Plotting code records:
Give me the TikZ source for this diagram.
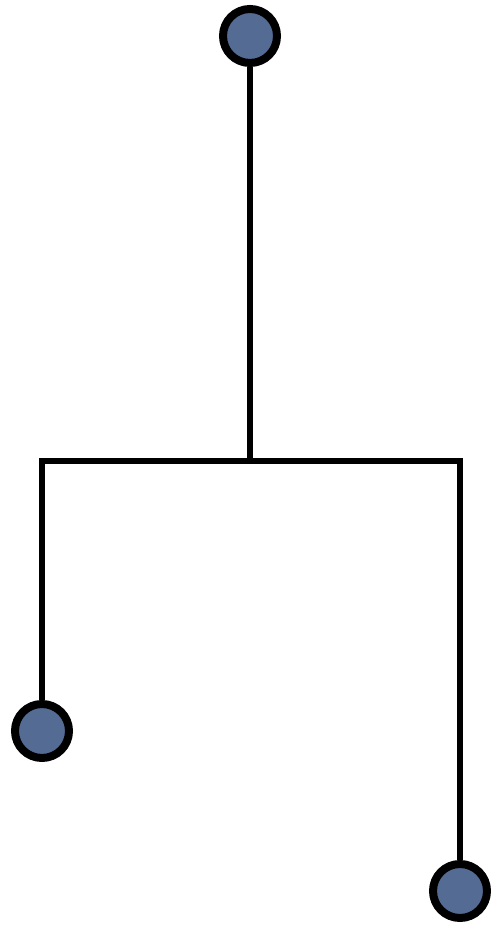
\documentclass[tikz,border=0pt]{standalone}
\usepackage{tikz}

\definecolor{bobblue}{RGB}{84,108,148}

\begin{document}
\begin{tikzpicture}[x=1pt,y=1pt,bob/.style={circle,draw=black,fill=bobblue,line width=8pt,inner sep=0pt,minimum size=54pt},wire/.style={line width=5.5pt,line join=miter}]
\useasboundingbox (0,0) rectangle (490,926);
\node[bob] (top) at (250,890) {};
\node[bob] (left) at (42,195) {};
\node[bob] (right) at (460,35) {};
\coordinate (hub) at (250,465);
% arms of the mobile
\draw[wire] (top) -- (hub);
\draw[wire] (left) |- (hub) -| (right);
\end{tikzpicture}
\end{document}
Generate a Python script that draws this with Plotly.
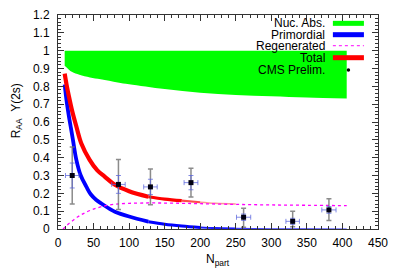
import plotly.graph_objects as go

# ---------------- data ----------------
# CMS preliminary points
npart = [20, 85, 130, 187, 261, 330, 381]
raa = [0.30, 0.25, 0.236, 0.26, 0.066, 0.043, 0.107]
syst_up = [0.16, 0.14, 0.10, 0.08, 0.05, 0.057, 0.062]
syst_dn = [0.16, 0.14, 0.10, 0.08, 0.056, 0.03, 0.06]
stat_err = [0.07, 0.05, 0.043, 0.04, 0.018, 0.017, 0.019]
npart_err = [9.5, 9.5, 9.5, 9.7, 10, 9.5, 10]

# Nuclear absorption band
nuc_n = [9.4, 15, 20, 30, 45, 60, 84, 100, 150, 200, 250, 300, 350, 406]
nuc_lo = [0.915, 0.895, 0.88, 0.865, 0.85, 0.84, 0.822, 0.812, 0.785, 0.764, 0.752, 0.745, 0.738, 0.732]
nuc_hi = [1.0] * len(nuc_n)

# Primordial
prim_n = [9.4, 12, 15, 17.8, 21, 25.8, 32, 39.8, 46, 53.9, 61, 75, 80, 100, 127, 150, 174, 200,
          221, 250, 300, 350, 406]
prim = [0.81, 0.72, 0.64, 0.575, 0.50, 0.388, 0.30, 0.238, 0.195, 0.163, 0.143, 0.107, 0.097, 0.07,
        0.041, 0.027, 0.017, 0.009, 0.005, 0.003, 0.001, 0.0005, 0.0]

# Regenerated
regen_n = [7, 10, 15, 20, 28, 35, 47, 61, 80, 100, 130, 160, 200, 250, 300, 350, 406]
regen = [0.0, 0.01, 0.03, 0.045, 0.069, 0.085, 0.107, 0.125, 0.139, 0.144, 0.146, 0.145, 0.142,
         0.138, 0.135, 0.133, 0.131]

# Total
tot_n = [9.4, 12, 15, 20, 25.8, 32.8, 44.5, 55, 65.6, 80, 100, 127, 150, 174, 200, 221, 250]
tot = [0.871, 0.81, 0.75, 0.66, 0.575, 0.48, 0.388, 0.33, 0.294, 0.248, 0.212, 0.181, 0.168,
       0.159, 0.150, 0.144, 0.14]

legend_labels = ["Nuc. Abs.", "Primordial", "Regenerated", "Total", "CMS Prelim."]

FONT = "Liberation Sans, Arial, Helvetica, sans-serif"

fig = go.Figure()

# green band
fig.add_trace(go.Scatter(x=nuc_n, y=nuc_lo, mode="lines", line=dict(width=0, color="#00ff00", shape="spline"),
                         showlegend=False, hoverinfo="skip"))
fig.add_trace(go.Scatter(x=nuc_n, y=nuc_hi, mode="lines", line=dict(width=0, color="#00ff00"),
                         fill="tonexty", fillcolor="#00ff00", showlegend=False, hoverinfo="skip"))


def add_tapered(xs, ys, cuts, styles):
    """draw one curve in consecutive pieces, each with its own line style"""
    idx = [0] + [xs.index(c) for c in cuts] + [len(xs) - 1]
    for (a, b), (col, w) in zip(zip(idx[:-1], idx[1:]), styles):
        fig.add_trace(go.Scatter(x=xs[a:b + 1], y=ys[a:b + 1], mode="lines",
                                 line=dict(color=col, width=w, shape="spline"),
                                 showlegend=False, hoverinfo="skip"))


# primordial (band narrowing with N_part)
add_tapered(prim_n, prim, [127, 200, 250],
            [("#0000ff", 3.8), ("#0000ff", 3.0), ("#1a1aff", 2.0), ("#4040ff", 1.2)])

# total (band narrowing, merging with regenerated)
add_tapered(tot_n, tot, [127, 174, 200],
            [("#ff0000", 4.2), ("#ff0000", 3.2), ("rgba(255,30,30,0.8)", 2.2), ("rgba(255,80,80,0.6)", 1.5)])

# regenerated
fig.add_trace(go.Scatter(x=regen_n, y=regen, mode="lines",
                         line=dict(color="#ff00ff", width=1.3, dash="dot", shape="spline"), showlegend=False))

# data: systematic (gray) error bars
fig.add_trace(go.Scatter(x=npart, y=raa, mode="markers", marker=dict(color="rgba(0,0,0,0)", size=2),
                         error_y=dict(type="data", symmetric=False, array=syst_up, arrayminus=syst_dn,
                                      color="rgba(110,110,110,0.8)", thickness=1.5, width=2.5),
                         showlegend=False))
# data: statistical (blue) error bars
fig.add_trace(go.Scatter(x=npart, y=raa, mode="markers", marker=dict(color="rgba(0,0,0,0)", size=2),
                         error_y=dict(type="data", array=stat_err, color="rgba(90,100,220,0.75)",
                                      thickness=1, width=2.5),
                         error_x=dict(type="data", array=npart_err, color="rgba(90,100,220,0.75)",
                                      thickness=1, width=2.5),
                         showlegend=False))
fig.add_trace(go.Scatter(x=npart, y=raa, mode="markers",
                         marker=dict(symbol="square", color="#000010", size=5), showlegend=False))

# ---------------- custom legend (text left, sample right) ----------------
rows_y = [0.961, 0.908, 0.8565, 0.8005, 0.743]
tx = 0.8375
sx0, sx1 = 0.859, 0.956
for lab, yy in zip(legend_labels, rows_y):
    fig.add_annotation(x=tx, y=yy, xref="paper", yref="paper", text=lab, showarrow=False,
                       xanchor="right", yanchor="middle", borderpad=0,
                       font=dict(family=FONT, size=12, color="black"))
hh = 0.0117
fig.add_shape(type="rect", xref="paper", yref="paper", x0=sx0, x1=sx1, y0=rows_y[0] - hh, y1=rows_y[0] + hh,
              fillcolor="#00ff00", line=dict(width=0))
fig.add_shape(type="rect", xref="paper", yref="paper", x0=sx0, x1=sx1, y0=rows_y[1] - hh, y1=rows_y[1] + hh,
              fillcolor="#0000ff", line=dict(width=0))
fig.add_shape(type="line", xref="paper", yref="paper", x0=sx0, x1=sx1, y0=rows_y[2], y1=rows_y[2],
              line=dict(color="#ff00ff", width=1, dash="dot"))
fig.add_shape(type="rect", xref="paper", yref="paper", x0=sx0, x1=sx1, y0=rows_y[3] - hh, y1=rows_y[3] + hh,
              fillcolor="#ff0000", line=dict(width=0))
cx = (sx0 + sx1) / 2
fig.add_shape(type="circle", xref="paper", yref="paper", x0=cx - 0.0055, x1=cx + 0.0055,
              y0=rows_y[4] - 0.008, y1=rows_y[4] + 0.008, fillcolor="black", line=dict(width=0))

# axis titles
fig.add_annotation(x=-0.128, y=0.55, xref="paper", yref="paper", text="R<sub>AA</sub>  Υ(2s)",
                   textangle=-90, showarrow=False, xanchor="center", yanchor="middle",
                   font=dict(family=FONT, size=12, color="black"))
fig.add_annotation(x=0.5, y=-0.145, xref="paper", yref="paper", text="N<sub>part</sub>",
                   showarrow=False, xanchor="center", yanchor="middle",
                   font=dict(family=FONT, size=12, color="black"))

axis_common = dict(showgrid=False, zeroline=False, showline=True, linecolor="#333333", linewidth=1,
                   ticks="inside", ticklen=6, tickcolor="#333333", mirror="allticks", automargin=False,
                   tickfont=dict(family=FONT, size=12, color="black"))
fig.update_xaxes(range=[0, 450], dtick=50, tick0=0, ticklabelstandoff=3,
                 minor=dict(dtick=10, ticks="inside", ticklen=3, tickcolor="#333333"), **axis_common)
fig.update_yaxes(range=[0, 1.2], dtick=0.1, tick0=0, ticklabelstandoff=5,
                 minor=dict(dtick=0.02, ticks="inside", ticklen=3, tickcolor="#333333"), **axis_common)

# the page body keeps its default 8px margin, so the figure is 8px smaller than the window
fig.update_layout(template="none", width=391, height=271, margin=dict(l=50, r=21, t=7, b=50),
                  plot_bgcolor="white", paper_bgcolor="white", showlegend=False,
                  font=dict(family=FONT, color="black"))

fig.write_html("out.html")
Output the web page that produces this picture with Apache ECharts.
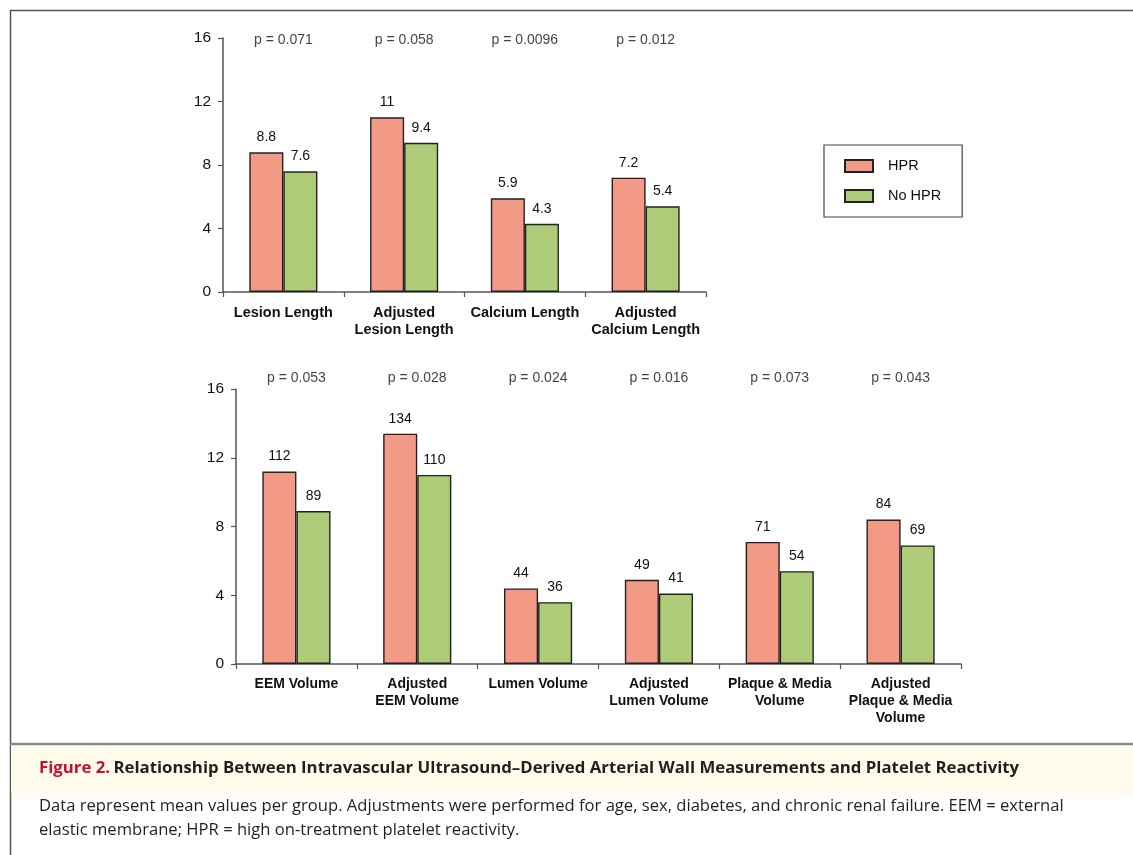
<!DOCTYPE html>
<html>
<head>
<meta charset="utf-8">
<style>
  html, body { margin: 0; padding: 0; background: #ffffff; }
  #chart { width: 1133px; height: 855px; }
</style>
<script src="https://cdn.jsdelivr.net/npm/echarts@6/dist/echarts.min.js"></script>
</head>
<body>
<div id="chart"></div>
<script>
// Upper panel: lengths
const topCategories = ['Lesion Length', 'Adjusted\nLesion Length', 'Calcium Length', 'Adjusted\nCalcium Length'];
const topHPR = [8.8, 11, 5.9, 7.2];
const topNoHPR = [7.6, 9.4, 4.3, 5.4];
const topPValues = ['p = 0.071', 'p = 0.058', 'p = 0.0096', 'p = 0.012'];

// Lower panel: volumes (axis labels read in tens)
const bottomCategories = ['EEM Volume', 'Adjusted\nEEM Volume', 'Lumen Volume', 'Adjusted\nLumen Volume', 'Plaque & Media\nVolume', 'Adjusted\nPlaque & Media\nVolume'];
const bottomHPR = [112, 134, 44, 49, 71, 84];
const bottomNoHPR = [89, 110, 36, 41, 54, 69];
const bottomPValues = ['p = 0.053', 'p = 0.028', 'p = 0.024', 'p = 0.016', 'p = 0.073', 'p = 0.043'];

const seriesNames = ['HPR', 'No HPR'];
const topAxis = { min: 0, max: 16, interval: 4 };
const bottomAxis = { min: 0, max: 160, interval: 40 };

const captionTitle = 'Figure 2.';
const captionHeading = 'Relationship Between Intravascular Ultrasound\u2013Derived Arterial Wall Measurements and Platelet Reactivity';
const captionBody = 'Data represent mean values per group. Adjustments were performed for age, sex, diabetes, and chronic renal failure. EEM = external\nelastic membrane; HPR = high on-treatment platelet reactivity.';

const FONT = '"Liberation Sans", Arial, Helvetica, sans-serif';
const CAPTION_FONT = '"Open Sans", "Noto Sans", sans-serif';
const HPR_COLOR = '#f39a87';
const NOHPR_COLOR = '#aecb77';
const AXIS_COLOR = '#555555';
const TEXT_COLOR = '#111111';

const chart = echarts.init(document.getElementById('chart'));

function valueAxis(gridIndex, range, divisor) {
  return {
    type: 'value',
    gridIndex: gridIndex,
    min: range.min,
    max: range.max,
    interval: range.interval,
    axisLine: { show: true, lineStyle: { color: AXIS_COLOR, width: 1.5 } },
    axisTick: { show: true, length: 5, lineStyle: { color: AXIS_COLOR, width: 1.2 } },
    splitLine: { show: false },
    axisLabel: {
      margin: 12,
      fontFamily: FONT,
      fontSize: 15.5,
      color: TEXT_COLOR,
      formatter: function (v) { return String(v / divisor); }
    }
  };
}

function categoryAxis(gridIndex, cats) {
  return {
    type: 'category',
    gridIndex: gridIndex,
    data: cats,
    axisLine: { show: true, lineStyle: { color: AXIS_COLOR, width: 1.5 } },
    axisTick: { show: true, length: 5, lineStyle: { color: AXIS_COLOR, width: 1.2 } },
    axisLabel: {
      interval: 0,
      margin: 12,
      fontFamily: FONT,
      fontSize: gridIndex === 0 ? 14.5 : 14,
      fontWeight: 'bold',
      lineHeight: 17,
      color: TEXT_COLOR
    }
  };
}

function barSeries(name, data, axisIdx, color) {
  return {
    name: name,
    type: 'bar',
    xAxisIndex: axisIdx,
    yAxisIndex: axisIdx,
    data: data,
    barWidth: '28.2%',
    barGap: '0%',
    itemStyle: { color: color, borderColor: '#222222', borderWidth: 1.4 },
    label: {
      show: true,
      position: 'top',
      distance: 8,
      fontFamily: FONT,
      fontSize: 14,
      color: TEXT_COLOR
    },
    emphasis: { disabled: true }
  };
}

function pValueSeries(labels, axisIdx, yValue, offsetY) {
  return {
    type: 'scatter',
    xAxisIndex: axisIdx,
    yAxisIndex: axisIdx,
    symbolSize: 1,
    itemStyle: { color: 'rgba(0,0,0,0)' },
    silent: true,
    data: labels.map(function (t, i) { return [i, yValue]; }),
    label: {
      show: true,
      position: 'inside',
      offset: [0, offsetY],
      fontFamily: FONT,
      fontSize: 14,
      color: TEXT_COLOR,
      formatter: function (p) { return labels[p.dataIndex]; }
    }
  };
}

const option = {
  backgroundColor: '#ffffff',
  animation: false,
  textStyle: { fontFamily: FONT },
  legend: {
    data: seriesNames,
    orient: 'vertical',
    left: 824,
    top: 145,
    padding: [13, 21, 13, 20],
    borderColor: '#444444',
    borderWidth: 1.2,
    icon: 'rect',
    itemWidth: 28,
    itemHeight: 12,
    itemGap: 14,
    selectedMode: false,
    textStyle: {
      fontFamily: FONT,
      fontSize: 14.5,
      color: TEXT_COLOR,
      lineHeight: 16,
      padding: [0, 0, 0, 10]
    }
  },
  grid: [
    { left: 223, top: 38, width: 483, height: 254, containLabel: false },
    { left: 236, top: 389, width: 725, height: 275, containLabel: false }
  ],
  xAxis: [categoryAxis(0, topCategories), categoryAxis(1, bottomCategories)],
  yAxis: [valueAxis(0, topAxis, 1), valueAxis(1, bottomAxis, 10)],
  series: [
    barSeries(seriesNames[0], topHPR, 0, HPR_COLOR),
    barSeries(seriesNames[1], topNoHPR, 0, NOHPR_COLOR),
    barSeries(seriesNames[0], bottomHPR, 1, HPR_COLOR),
    barSeries(seriesNames[1], bottomNoHPR, 1, NOHPR_COLOR),
    pValueSeries(topPValues, 0, topAxis.max, 2),
    pValueSeries(bottomPValues, 1, bottomAxis.max, -11)
  ],
  graphic: [
    // figure frame
    { type: 'line', silent: true, shape: { x1: 10, y1: 10.5, x2: 1133, y2: 10.5 }, style: { stroke: '#555555', lineWidth: 1.5 } },
    { type: 'line', silent: true, shape: { x1: 10.5, y1: 10, x2: 10.5, y2: 855 }, style: { stroke: '#555555', lineWidth: 1.5 } },
    // caption band
    { type: 'rect', silent: true, shape: { x: 11, y: 745, width: 1122, height: 48 }, style: { fill: '#fffbeb' } },
    { type: 'line', silent: true, shape: { x1: 10, y1: 744, x2: 1133, y2: 744 }, style: { stroke: '#8a8a8a', lineWidth: 2.5 } },
    {
      type: 'text', silent: true, left: 39, top: 760,
      style: {
        text: '{r|' + captionTitle + '} {b|' + captionHeading + '}',
        rich: {
          r: { fontFamily: CAPTION_FONT, fontWeight: 'bold', fontSize: 16.8, fill: '#c8102e', color: '#c8102e' },
          b: { fontFamily: CAPTION_FONT, fontWeight: 'bold', fontSize: 16.8, fill: '#231f20', color: '#231f20' }
        }
      }
    },
    {
      type: 'text', silent: true, left: 39, top: 794,
      style: {
        text: captionBody,
        fontFamily: CAPTION_FONT,
        fontSize: 16.6,
        lineHeight: 24,
        fill: '#231f20'
      }
    }
  ]
};

chart.setOption(option);
</script>
</body>
</html>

● **Instructions to follow**:
The required output is the exact run of lines from the start of the records through the line containing "import plotly.graph_objects as go", both ends included, with no pictures.

● **Correct answer**:
Give me the TikZ source for this diagram.
\documentclass[tikz,border=0pt]{standalone}
\usepackage{tikz}

\definecolor{bobblue}{RGB}{84,108,148}

\begin{document}
\begin{tikzpicture}[x=1pt,y=1pt,bob/.style={circle,draw=black,fill=bobblue,line width=8pt,inner sep=0pt,minimum size=54pt},wire/.style={line width=5.5pt,line join=miter}]
\useasboundingbox (0,0) rectangle (490,926);
\node[bob] (top) at (250,890) {};
\node[bob] (left) at (42,195) {};
\node[bob] (right) at (460,35) {};
\coordinate (hub) at (250,465);
% arms of the mobile
\draw[wire] (top) -- (hub);
\draw[wire] (left) |- (hub) -| (right);
\end{tikzpicture}
\end{document}
Generate a Python script that draws this with Plotly.
import plotly.graph_objects as go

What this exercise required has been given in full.